Novak Djokovic insisted yesterday that he must “move on” from his disqualification at the US Open but that he also may never forget the incident.
The world number one was disqualified in the fourth round last week for hitting a line judge with a ball.
Djokovic, 33, had already apologised for the incident which saw him take a ball from his pocket and hit it behind him, striking the judge in her throat.
“I felt really sorry to cause the shock and drama to her,” said Djokovic.
Speaking at a media conference in Rome, the 17-time Grand Slam winner added: “It was totally unexpected and very unintended but, when you hit the ball like that, you have a chance to hit somebody that is on the court.
“I accepted it and I had to move on. Of course I didn’t forget about it, I don’t think I’ll ever forget about it.
“Of course it was a shock to finish the US Open the way things finished for me.”
Line judge Laura Clark collapsed to the ground and could be heard gasping for breath after being struck by the ball hit by Djokovic, who had just had his serve broken by Spain’s Pablo Carreno Busta.
He pleaded his case with tournament referee Soeren Friemel and Grand Slam supervisor Andreas Egli during a long conversation at the net but later said the incident had left him feeling “sad and empty”.

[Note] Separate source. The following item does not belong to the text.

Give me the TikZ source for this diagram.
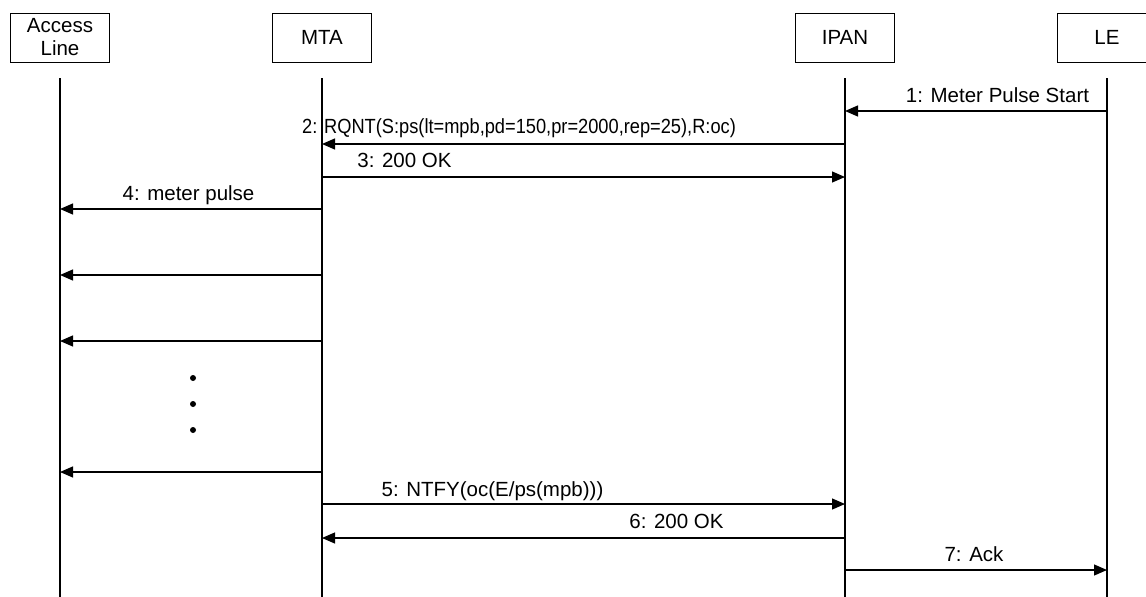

The Serb is now preparing to play in the Italian Open – his first tournament since his misdemeanour – in order to ready himself for the French Open which begins on 27 September.
“I don’t think I’ll have any major issues coming back to the Tour and being able to perform well,” he added.
“It’s great I think that I have a tournament a week or 10 days after it happened because I feel the earlier I get back in competition mode the faster I’ll overcome the memory and re-programme it. I’m hoping for the best.”